EXERCISE
In the records below, find the line with "Give me the matplotlib source for this chart." and the line with "ax = fig.add_axes([152"; return exactly those lines and every line between them.

DATA SUPPLIED
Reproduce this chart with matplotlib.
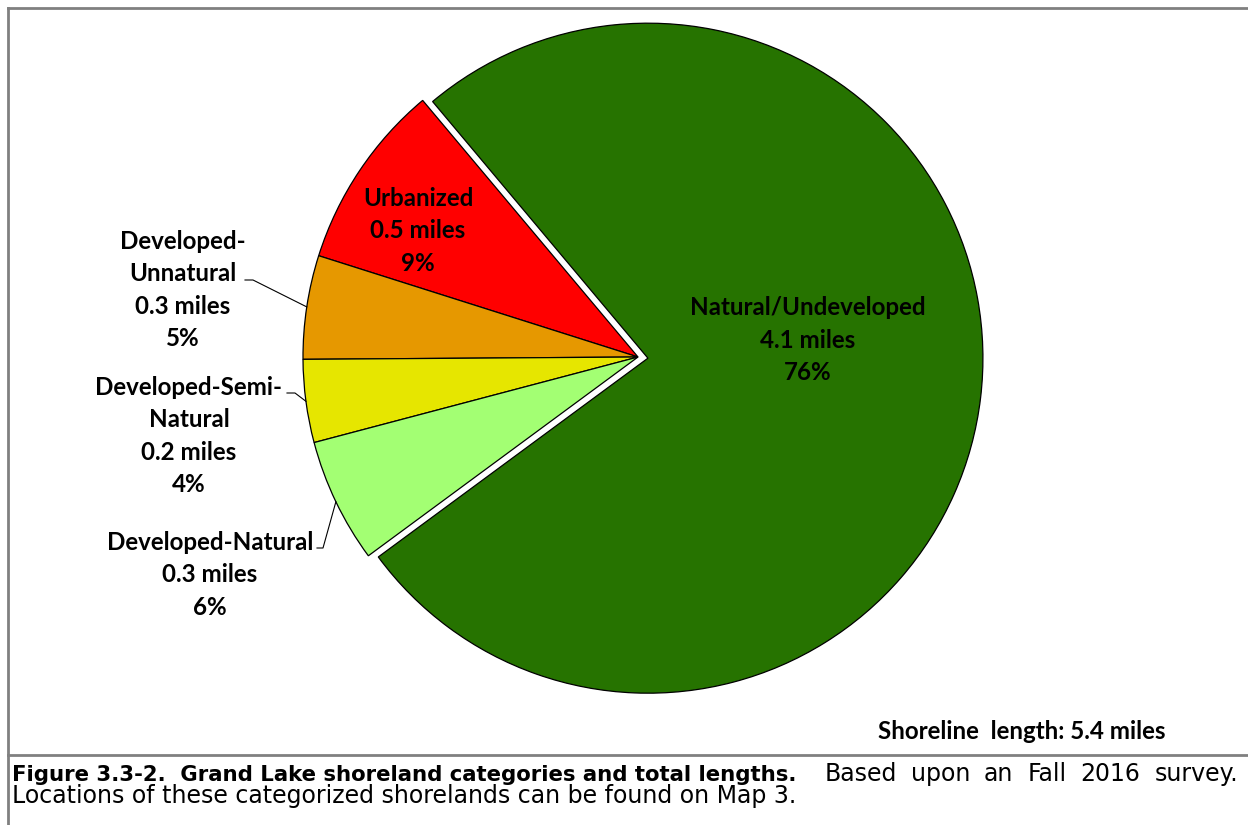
--
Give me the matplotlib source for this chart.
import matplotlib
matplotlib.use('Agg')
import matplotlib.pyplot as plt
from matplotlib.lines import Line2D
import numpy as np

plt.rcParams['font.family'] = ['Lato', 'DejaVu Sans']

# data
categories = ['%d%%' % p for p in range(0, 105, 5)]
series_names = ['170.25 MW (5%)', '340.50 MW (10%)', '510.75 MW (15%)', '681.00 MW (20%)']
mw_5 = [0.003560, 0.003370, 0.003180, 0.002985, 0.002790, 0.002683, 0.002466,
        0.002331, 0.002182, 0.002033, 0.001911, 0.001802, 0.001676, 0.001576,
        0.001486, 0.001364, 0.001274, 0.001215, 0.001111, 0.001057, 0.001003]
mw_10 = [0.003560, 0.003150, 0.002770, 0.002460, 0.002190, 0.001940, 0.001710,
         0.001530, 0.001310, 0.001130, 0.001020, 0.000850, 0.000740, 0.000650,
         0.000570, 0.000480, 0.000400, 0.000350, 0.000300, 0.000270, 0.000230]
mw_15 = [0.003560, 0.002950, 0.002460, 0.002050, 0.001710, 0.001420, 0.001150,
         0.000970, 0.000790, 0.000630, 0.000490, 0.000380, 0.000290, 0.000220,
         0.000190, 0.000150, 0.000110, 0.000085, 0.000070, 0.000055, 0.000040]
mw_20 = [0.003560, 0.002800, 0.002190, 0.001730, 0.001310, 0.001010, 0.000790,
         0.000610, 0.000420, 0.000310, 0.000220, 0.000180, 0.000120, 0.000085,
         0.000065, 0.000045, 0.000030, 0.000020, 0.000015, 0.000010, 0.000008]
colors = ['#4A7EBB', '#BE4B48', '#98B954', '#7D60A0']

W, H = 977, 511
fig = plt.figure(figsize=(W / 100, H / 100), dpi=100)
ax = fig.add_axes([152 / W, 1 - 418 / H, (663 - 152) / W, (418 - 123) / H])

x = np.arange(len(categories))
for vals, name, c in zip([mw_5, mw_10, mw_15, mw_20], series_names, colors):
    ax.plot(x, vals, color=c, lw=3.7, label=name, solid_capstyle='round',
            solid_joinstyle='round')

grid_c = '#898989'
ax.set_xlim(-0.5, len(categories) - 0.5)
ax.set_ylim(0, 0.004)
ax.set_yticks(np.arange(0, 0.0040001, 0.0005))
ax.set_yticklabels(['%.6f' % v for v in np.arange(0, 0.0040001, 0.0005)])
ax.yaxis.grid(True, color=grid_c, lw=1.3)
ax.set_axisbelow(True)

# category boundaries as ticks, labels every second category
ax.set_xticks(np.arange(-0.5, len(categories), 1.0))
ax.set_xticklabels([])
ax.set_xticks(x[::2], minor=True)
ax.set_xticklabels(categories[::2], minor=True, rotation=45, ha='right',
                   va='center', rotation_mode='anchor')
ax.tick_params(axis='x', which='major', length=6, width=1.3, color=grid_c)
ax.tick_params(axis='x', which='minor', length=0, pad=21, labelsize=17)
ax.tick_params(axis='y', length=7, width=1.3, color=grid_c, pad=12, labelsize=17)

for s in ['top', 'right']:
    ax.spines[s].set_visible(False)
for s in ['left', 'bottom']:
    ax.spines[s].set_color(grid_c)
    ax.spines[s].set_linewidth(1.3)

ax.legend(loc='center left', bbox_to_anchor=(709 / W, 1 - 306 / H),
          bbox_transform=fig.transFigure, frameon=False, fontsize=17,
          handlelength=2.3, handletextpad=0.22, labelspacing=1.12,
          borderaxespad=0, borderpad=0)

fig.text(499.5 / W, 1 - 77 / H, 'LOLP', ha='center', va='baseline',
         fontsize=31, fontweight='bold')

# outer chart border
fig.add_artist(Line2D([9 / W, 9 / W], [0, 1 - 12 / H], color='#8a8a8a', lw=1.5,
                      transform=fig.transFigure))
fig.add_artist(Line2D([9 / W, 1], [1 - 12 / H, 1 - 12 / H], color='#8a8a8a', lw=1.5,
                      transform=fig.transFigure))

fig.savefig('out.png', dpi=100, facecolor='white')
* * *
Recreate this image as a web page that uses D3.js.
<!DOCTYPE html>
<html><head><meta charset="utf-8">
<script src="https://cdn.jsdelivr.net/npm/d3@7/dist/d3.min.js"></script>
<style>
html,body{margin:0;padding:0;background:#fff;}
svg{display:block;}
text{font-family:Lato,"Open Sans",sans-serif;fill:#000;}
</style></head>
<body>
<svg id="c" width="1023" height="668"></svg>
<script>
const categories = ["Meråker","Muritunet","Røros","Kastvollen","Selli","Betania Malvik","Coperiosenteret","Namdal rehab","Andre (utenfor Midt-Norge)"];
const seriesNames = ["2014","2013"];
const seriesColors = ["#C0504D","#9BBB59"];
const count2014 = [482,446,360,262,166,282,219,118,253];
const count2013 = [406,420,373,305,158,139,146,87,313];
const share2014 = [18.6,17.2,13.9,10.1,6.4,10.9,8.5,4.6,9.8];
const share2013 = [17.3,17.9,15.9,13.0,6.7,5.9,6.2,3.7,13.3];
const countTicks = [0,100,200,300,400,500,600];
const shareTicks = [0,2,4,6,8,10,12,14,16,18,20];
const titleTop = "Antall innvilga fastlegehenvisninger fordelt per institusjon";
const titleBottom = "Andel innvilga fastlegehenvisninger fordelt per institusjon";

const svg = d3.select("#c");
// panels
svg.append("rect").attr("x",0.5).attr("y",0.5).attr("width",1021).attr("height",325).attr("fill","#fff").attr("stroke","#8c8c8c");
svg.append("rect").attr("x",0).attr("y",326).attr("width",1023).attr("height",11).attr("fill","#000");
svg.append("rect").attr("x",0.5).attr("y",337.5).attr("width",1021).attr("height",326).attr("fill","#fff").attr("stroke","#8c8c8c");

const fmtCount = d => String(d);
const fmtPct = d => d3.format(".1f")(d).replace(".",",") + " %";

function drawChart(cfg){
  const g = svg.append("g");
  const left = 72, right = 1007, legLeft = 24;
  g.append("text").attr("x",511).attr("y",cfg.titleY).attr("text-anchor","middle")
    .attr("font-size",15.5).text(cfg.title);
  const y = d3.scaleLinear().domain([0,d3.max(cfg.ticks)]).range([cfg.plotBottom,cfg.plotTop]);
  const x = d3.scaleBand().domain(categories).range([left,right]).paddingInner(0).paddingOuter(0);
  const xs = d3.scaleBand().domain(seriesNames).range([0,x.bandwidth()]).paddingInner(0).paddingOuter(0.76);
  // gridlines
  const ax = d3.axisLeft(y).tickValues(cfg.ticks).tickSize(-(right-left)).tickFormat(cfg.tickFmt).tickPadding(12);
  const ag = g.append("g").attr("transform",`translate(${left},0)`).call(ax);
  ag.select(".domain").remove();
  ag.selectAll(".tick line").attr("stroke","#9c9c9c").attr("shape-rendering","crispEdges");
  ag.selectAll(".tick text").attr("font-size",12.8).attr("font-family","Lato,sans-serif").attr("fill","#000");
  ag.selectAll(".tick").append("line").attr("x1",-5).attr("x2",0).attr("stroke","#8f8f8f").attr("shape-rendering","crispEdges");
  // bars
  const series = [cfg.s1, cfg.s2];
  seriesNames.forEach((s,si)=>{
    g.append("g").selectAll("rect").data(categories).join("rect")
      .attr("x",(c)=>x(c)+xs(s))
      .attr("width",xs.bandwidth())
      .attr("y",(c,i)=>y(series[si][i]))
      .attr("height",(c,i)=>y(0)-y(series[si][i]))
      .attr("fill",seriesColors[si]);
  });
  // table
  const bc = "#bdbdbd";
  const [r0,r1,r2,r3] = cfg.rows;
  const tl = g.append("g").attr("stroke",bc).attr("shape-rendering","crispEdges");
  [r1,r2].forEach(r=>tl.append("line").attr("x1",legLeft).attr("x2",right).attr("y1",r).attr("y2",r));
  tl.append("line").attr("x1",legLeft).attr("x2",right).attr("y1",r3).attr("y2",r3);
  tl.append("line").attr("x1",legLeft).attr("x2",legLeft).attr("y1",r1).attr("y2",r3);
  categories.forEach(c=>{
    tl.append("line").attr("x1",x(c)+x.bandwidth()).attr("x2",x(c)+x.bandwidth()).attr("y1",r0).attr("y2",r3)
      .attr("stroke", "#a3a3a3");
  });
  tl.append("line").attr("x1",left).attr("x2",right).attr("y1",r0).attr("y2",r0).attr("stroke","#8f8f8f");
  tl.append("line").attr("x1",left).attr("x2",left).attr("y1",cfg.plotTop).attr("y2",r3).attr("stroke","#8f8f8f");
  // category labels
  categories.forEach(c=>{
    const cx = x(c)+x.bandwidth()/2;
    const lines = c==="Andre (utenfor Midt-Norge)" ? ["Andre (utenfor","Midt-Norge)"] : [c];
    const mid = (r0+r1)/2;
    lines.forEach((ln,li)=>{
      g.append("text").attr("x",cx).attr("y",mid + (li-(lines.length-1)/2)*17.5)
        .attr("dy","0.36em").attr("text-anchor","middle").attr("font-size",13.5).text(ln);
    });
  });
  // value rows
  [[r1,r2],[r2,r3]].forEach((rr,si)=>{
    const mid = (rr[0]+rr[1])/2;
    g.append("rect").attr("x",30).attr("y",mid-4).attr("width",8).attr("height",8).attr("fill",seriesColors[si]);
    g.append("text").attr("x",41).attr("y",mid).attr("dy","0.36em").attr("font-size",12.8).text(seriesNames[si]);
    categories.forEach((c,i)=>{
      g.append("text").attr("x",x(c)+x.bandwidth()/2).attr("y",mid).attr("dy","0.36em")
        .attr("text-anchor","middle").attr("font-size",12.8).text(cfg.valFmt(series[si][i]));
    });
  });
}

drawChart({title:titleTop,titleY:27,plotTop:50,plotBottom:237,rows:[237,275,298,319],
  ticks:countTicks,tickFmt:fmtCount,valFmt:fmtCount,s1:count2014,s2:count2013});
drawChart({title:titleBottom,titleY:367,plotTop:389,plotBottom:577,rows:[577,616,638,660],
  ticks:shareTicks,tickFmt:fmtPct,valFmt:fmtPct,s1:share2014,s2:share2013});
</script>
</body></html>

EXERCISE OUTPUT
Give me the matplotlib source for this chart.
import matplotlib
matplotlib.use('Agg')
import matplotlib.pyplot as plt
from matplotlib.lines import Line2D
import numpy as np

plt.rcParams['font.family'] = ['Lato', 'DejaVu Sans']

# data
categories = ['%d%%' % p for p in range(0, 105, 5)]
series_names = ['170.25 MW (5%)', '340.50 MW (10%)', '510.75 MW (15%)', '681.00 MW (20%)']
mw_5 = [0.003560, 0.003370, 0.003180, 0.002985, 0.002790, 0.002683, 0.002466,
        0.002331, 0.002182, 0.002033, 0.001911, 0.001802, 0.001676, 0.001576,
        0.001486, 0.001364, 0.001274, 0.001215, 0.001111, 0.001057, 0.001003]
mw_10 = [0.003560, 0.003150, 0.002770, 0.002460, 0.002190, 0.001940, 0.001710,
         0.001530, 0.001310, 0.001130, 0.001020, 0.000850, 0.000740, 0.000650,
         0.000570, 0.000480, 0.000400, 0.000350, 0.000300, 0.000270, 0.000230]
mw_15 = [0.003560, 0.002950, 0.002460, 0.002050, 0.001710, 0.001420, 0.001150,
         0.000970, 0.000790, 0.000630, 0.000490, 0.000380, 0.000290, 0.000220,
         0.000190, 0.000150, 0.000110, 0.000085, 0.000070, 0.000055, 0.000040]
mw_20 = [0.003560, 0.002800, 0.002190, 0.001730, 0.001310, 0.001010, 0.000790,
         0.000610, 0.000420, 0.000310, 0.000220, 0.000180, 0.000120, 0.000085,
         0.000065, 0.000045, 0.000030, 0.000020, 0.000015, 0.000010, 0.000008]
colors = ['#4A7EBB', '#BE4B48', '#98B954', '#7D60A0']

W, H = 977, 511
fig = plt.figure(figsize=(W / 100, H / 100), dpi=100)
ax = fig.add_axes([152 / W, 1 - 418 / H, (663 - 152) / W, (418 - 123) / H])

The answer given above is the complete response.